THE US must reevaluate its policies, especially in light of its relationship with the Kurds. The Nixon administration encouraged the Kurds to revolt and then abandoned them when their actions ran contrary to the plans of the Shah of Iran. Many Kurds remember Henry Kissinger's reference to them as an expendable people.

Then, in the '80s, as Iraq's ally, the US said nothing as Saddam decimated over 4,000 Kurdish villages.

Finally, after the Gulf war, President Bush encouraged the Kurds to rebel, failed to support them, and only came to their rescue after bloodied children made the covers of magazines.

Geopolitics and morality need not be mutually exclusive. Since it is unlikely that diplomatic, economic, or another kind of mechanism could ensure the safety of the Kurds, the US should work toward staying put until it can be guaranteed that the Anfal will not return.

With the Turkish Parliament deciding in the coming weeks whether or not to reapprove the right of coalition forces to fly out of its territory, the US must make clear that the protection of the Kurds is an essential policy goal.
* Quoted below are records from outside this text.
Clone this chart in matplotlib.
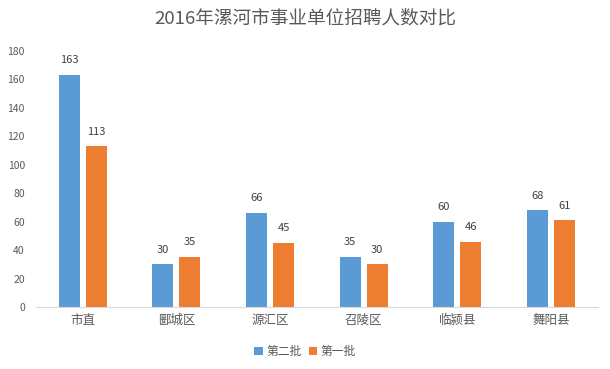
import numpy as np
import matplotlib
matplotlib.use('Agg')
import matplotlib.pyplot as plt

plt.rcParams['font.family'] = ['Noto Sans CJK SC', 'DejaVu Sans']

# 数据
categories = ['市直', '郾城区', '源汇区', '召陵区', '临颍县', '舞阳县']
batch2 = [163, 30, 66, 35, 60, 68]   # 第二批
batch1 = [113, 35, 45, 30, 46, 61]   # 第一批
yticks = [0, 20, 40, 60, 80, 100, 120, 140, 160, 180]

blue = '#5B9BD5'
orange = '#ED7D31'
text_c = '#595959'

fig = plt.figure(figsize=(6.1, 3.69), dpi=100)
ax = fig.add_axes([0.059, 0.168, 0.921, 0.694])

x = np.arange(len(categories))
w = 0.225
off = 0.144
b1 = ax.bar(x - off, batch2, w, color=blue, label='第二批')
b2 = ax.bar(x + off, batch1, w, color=orange, label='第一批')

for bars in (b1, b2):
    for r in bars:
        ax.annotate(str(int(r.get_height())), (r.get_x() + r.get_width() / 2, r.get_height()),
                    xytext=(0, 7), textcoords='offset points', ha='center', va='bottom',
                    fontsize=8, color='#404040')

ax.set_xlim(-0.5, len(categories) - 0.5)
ax.set_ylim(0, 180)
ax.set_yticks(yticks)
ax.set_xticks(x)
ax.set_xticklabels(categories, fontsize=9, color=text_c)
ax.tick_params(axis='y', labelsize=7.5, labelcolor=text_c, length=0, pad=8)
ax.tick_params(axis='x', length=0, pad=5)
for s in ('top', 'right', 'left'):
    ax.spines[s].set_visible(False)
ax.spines['bottom'].set_color('#D9D9D9')

fig.suptitle('2016年漯河市事业单位招聘人数对比', y=0.975, fontsize=13.4, color=text_c)
fig.legend(loc='center', bbox_to_anchor=(0.5, 0.048), ncol=2, frameon=False,
           fontsize=8.5, handlelength=0.7, handleheight=0.7, handletextpad=0.3,
           columnspacing=0.6, labelcolor=text_c)

fig.savefig('out.png', dpi=100)
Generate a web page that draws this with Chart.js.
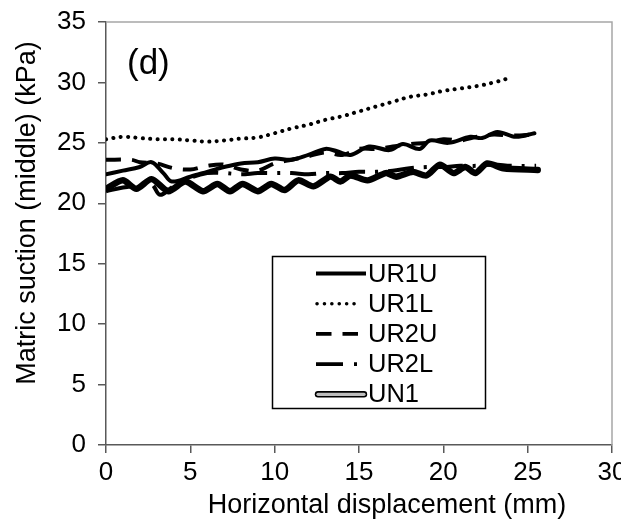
<!DOCTYPE html>
<html>
<head>
<meta charset="utf-8">
<script src="https://cdn.jsdelivr.net/npm/chart.js@4/dist/chart.umd.min.js"></script>
<style>
  html, body { margin: 0; padding: 0; background: #fff; }
  #wrap { width: 621px; height: 521px; position: relative; }
</style>
</head>
<body>
<div id="wrap"><canvas id="chart" width="621" height="521"></canvas></div>
<script>
// Series names and tick labels
const seriesNames = ['UR1U', 'UR1L', 'UR2U', 'UR2L', 'UN1'];
const xTicks = [0, 5, 10, 15, 20, 25, 30];
const yTicks = [0, 5, 10, 15, 20, 25, 30, 35];

// Values (x = displacement mm, y = suction kPa)
const ur1uX = [0, 1, 2, 2.7, 3.4, 3.9, 5, 6, 7, 8, 9, 10, 11, 12, 13, 13.7, 14.5, 15.6, 16.8, 17.6, 18.6, 19.2, 20.3, 21.6, 22.3, 23.2, 24.3, 25.4];
const ur1uY = [22.4, 22.7, 23.0, 23.4, 22.5, 21.8, 22.2, 22.6, 23.0, 23.3, 23.4, 23.7, 23.6, 24.0, 24.5, 24.3, 24.0, 24.7, 24.4, 24.9, 24.5, 25.2, 25.0, 25.5, 25.4, 25.9, 25.5, 25.8];

const ur1lX = [0, 1, 2, 3, 4, 5, 6, 7, 8, 9, 10, 11, 12, 13, 14, 15, 16, 17, 18, 19, 20, 21, 22, 23, 24];
const ur1lY = [25.3, 25.5, 25.4, 25.3, 25.3, 25.2, 25.1, 25.2, 25.35, 25.45, 25.8, 26.2, 26.5, 26.9, 27.2, 27.6, 28.0, 28.4, 28.8, 29.0, 29.3, 29.5, 29.7, 30.0, 30.4];

const ur2uX = [0, 1.5, 2, 3, 4, 5, 6, 7, 8, 9, 10, 11, 12, 13, 14, 15, 16, 17, 18, 19, 20, 21, 22, 23, 24, 25.5];
const ur2uY = [23.6, 23.6, 23.4, 23.3, 22.9, 22.8, 23.1, 23.2, 22.8, 22.7, 23.3, 23.6, 23.9, 24.2, 24.0, 24.5, 24.5, 24.7, 24.9, 25.0, 25.3, 25.2, 25.5, 25.7, 25.6, 25.7];

const ur2lX = [0, 1, 2, 2.7, 3.2, 4, 5, 6, 7, 8, 9, 10, 11, 12, 13, 14, 15, 16, 17, 18, 19, 20, 21, 22, 23, 24, 25.5];
const ur2lY = [21.0, 21.3, 21.5, 21.6, 20.7, 21.4, 22.1, 22.5, 22.5, 22.4, 22.5, 22.5, 22.5, 22.4, 22.5, 22.5, 22.6, 22.6, 22.7, 22.9, 23.0, 23.0, 23.1, 23.1, 23.2, 23.1, 23.1];

const un1X = [0, 1.0, 1.8, 2.7, 3.7, 4.7, 5.75, 6.6, 7.35, 8.1, 9.0, 9.8, 10.6, 11.4, 12.3, 13.3, 13.9, 14.5, 15.5, 16.6, 17.2, 18.2, 19.0, 19.8, 20.6, 21.3, 21.9, 22.6, 23.55, 25.6];
const un1Y = [21.2, 21.9, 21.2, 22.0, 21.0, 21.8, 21.0, 21.6, 21.0, 21.6, 21.0, 21.6, 21.1, 21.9, 21.4, 22.2, 21.8, 22.3, 21.9, 22.5, 22.2, 22.6, 22.3, 23.2, 22.5, 23.0, 22.5, 23.3, 22.9, 22.75];

const FONT = '"Liberation Sans", Arial, sans-serif';

function pts(xs, ys) {
    return xs.map((x, i) => ({ x: x, y: ys[i] }));
}

const base = { pointRadius: 0, tension: 0.35, fill: false, borderColor: '#000', borderJoinStyle: 'round' };

const datasets = [
    Object.assign({}, base, { label: 'UN1', data: pts(un1X, un1Y), borderWidth: 6.4, tension: 0.25, borderCapStyle: 'round' }),
    Object.assign({}, base, { label: '', data: pts(un1X, un1Y), borderWidth: 3.2, tension: 0.25, borderColor: '#cccccc', borderCapStyle: 'round' }),
    Object.assign({}, base, { label: 'UR2L', data: pts(ur2lX, ur2lY), borderWidth: 4, borderDash: [26, 10, 3, 10], borderCapStyle: 'butt' }),
    Object.assign({}, base, { label: 'UR2U', data: pts(ur2uX, ur2uY), borderWidth: 4, borderDash: [15, 11], borderCapStyle: 'butt' }),
    Object.assign({}, base, { label: 'UR1L', data: pts(ur1lX, ur1lY), borderWidth: 4, borderDash: [0.1, 7.3], borderCapStyle: 'round' }),
    Object.assign({}, base, { label: 'UR1U', data: pts(ur1uX, ur1uY), borderWidth: 4, borderCapStyle: 'round' })
];

// Legend samples, drawn in the same order as seriesNames
function drawSample(ctx, name, x0, x1, y) {
    ctx.save();
    ctx.strokeStyle = '#000';
    ctx.lineWidth = 3.8;
    ctx.beginPath();
    if (name === 'UR1U') {
        ctx.moveTo(x0, y); ctx.lineTo(x1, y); ctx.stroke();
    } else if (name === 'UR1L') {
        ctx.lineCap = 'round';
        ctx.lineWidth = 3.5;
        ctx.setLineDash([0.1, 7.3]);
        ctx.moveTo(x0 + 1, y); ctx.lineTo(x1 - 5, y); ctx.stroke();
    } else if (name === 'UR2U') {
        ctx.setLineDash([15.5, 11]);
        ctx.moveTo(x0, y); ctx.lineTo(x1 - 8, y); ctx.stroke();
    } else if (name === 'UR2L') {
        ctx.setLineDash([27, 11, 3, 20]);
        ctx.moveTo(x0, y); ctx.lineTo(x1, y); ctx.stroke();
    } else {
        ctx.lineCap = 'round';
        ctx.lineWidth = 6.4;
        ctx.moveTo(x0 + 2, y); ctx.lineTo(x1 - 2, y); ctx.stroke();
        ctx.beginPath();
        ctx.strokeStyle = '#bdbdbd';
        ctx.lineWidth = 3.2;
        ctx.moveTo(x0 + 2, y); ctx.lineTo(x1 - 2, y); ctx.stroke();
    }
    ctx.restore();
}

const decor = {
    id: 'decor',
    beforeDatasetsDraw(chart) {
        const { ctx, chartArea: a } = chart;
        ctx.save();
        ctx.strokeStyle = '#a6a6a6';
        ctx.lineWidth = 1.5;
        ctx.beginPath();
        ctx.moveTo(a.left, a.top);
        ctx.lineTo(a.right, a.top);
        ctx.lineTo(a.right, a.bottom);
        ctx.stroke();
        ctx.restore();
    },
    afterDraw(chart) {
        const { ctx } = chart;
        ctx.save();
        ctx.fillStyle = '#000';

        // panel tag
        ctx.font = '35px ' + FONT;
        ctx.textAlign = 'left';
        ctx.textBaseline = 'middle';
        ctx.fillText('(d)', 127, 64);

        // axis titles
        ctx.font = '27px ' + FONT;
        ctx.textAlign = 'center';
        ctx.fillText('Horizontal displacement (mm)', 387, 506);
        ctx.save();
        ctx.translate(28, 213);
        ctx.rotate(-Math.PI / 2);
        ctx.font = '27px ' + FONT;
        ctx.fillText('Matric suction (middle) (kPa)', 0, 0);
        ctx.restore();

        // legend box
        const bx = 272.5, by = 256.5, bw = 213, bh = 152;
        ctx.fillStyle = '#fff';
        ctx.fillRect(bx, by, bw, bh);
        ctx.strokeStyle = '#000';
        ctx.lineWidth = 1.5;
        ctx.strokeRect(bx, by, bw, bh);

        ctx.font = '25.5px ' + FONT;
        ctx.textAlign = 'left';
        ctx.fillStyle = '#000';
        seriesNames.forEach((name, i) => {
            const y = 273.5 + i * 30.2;
            drawSample(ctx, name, 316, 366, y);
            ctx.fillText(name, 368, y + 1);
        });
        ctx.restore();
    }
};

new Chart(document.getElementById('chart').getContext('2d'), {
    type: 'line',
    data: { datasets: datasets },
    plugins: [decor],
    options: {
        responsive: false,
        animation: false,
        layout: { padding: { top: 22, right: 9, left: 0, bottom: 0 } },
        plugins: { legend: { display: false }, tooltip: { enabled: false } },
        scales: {
            x: {
                type: 'linear',
                min: 0, max: 30,
                afterBuildTicks: (s) => { s.ticks = xTicks.map(v => ({ value: v })); },
                afterFit: (s) => { s.height = 76; s.paddingLeft = 0; s.paddingRight = 0; },
                grid: { drawOnChartArea: false, drawTicks: true, tickLength: 8, color: '#595959', lineWidth: 1.5 },
                border: { color: '#595959', width: 1.5 },
                ticks: { color: '#000', font: { family: FONT, size: 26 }, padding: 4, maxRotation: 0, autoSkip: false }
            },
            y: {
                type: 'linear',
                min: 0, max: 35,
                afterBuildTicks: (s) => { s.ticks = yTicks.map(v => ({ value: v })); },
                afterFit: (s) => { s.width = 106; s.paddingTop = 0; s.paddingBottom = 0; },
                grid: { drawOnChartArea: false, drawTicks: true, tickLength: 8, color: '#595959', lineWidth: 1.5 },
                border: { color: '#595959', width: 1.5 },
                ticks: { color: '#000', font: { family: FONT, size: 26 }, padding: 12, autoSkip: false }
            }
        }
    }
});
</script>
</body>
</html>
The costs are minimal, with only seven Americans still stationed in northern Iraq and the over-flights originating from existing bases in Turkey. A peshmerga on the front line facing the Iraqi soldiers said, "We need only one American soldier in Kurdistan to keep Saddam away."

When US Col. Richard Naab, until recently the commander of the coalition forces, walked down the street in Zahko the Kurdish children would run out and grab his hand. When he choppered around, they waved towels from rooftops.

The Kurds know the coalition forces stopped the Anfal. "They're a fantastic people - you can go out in the middle of nowhere and they'll ask you to sit down and they'll share whatever they have with you," said Colonel Naab. "They don't ask for much, just a simple life with dignity."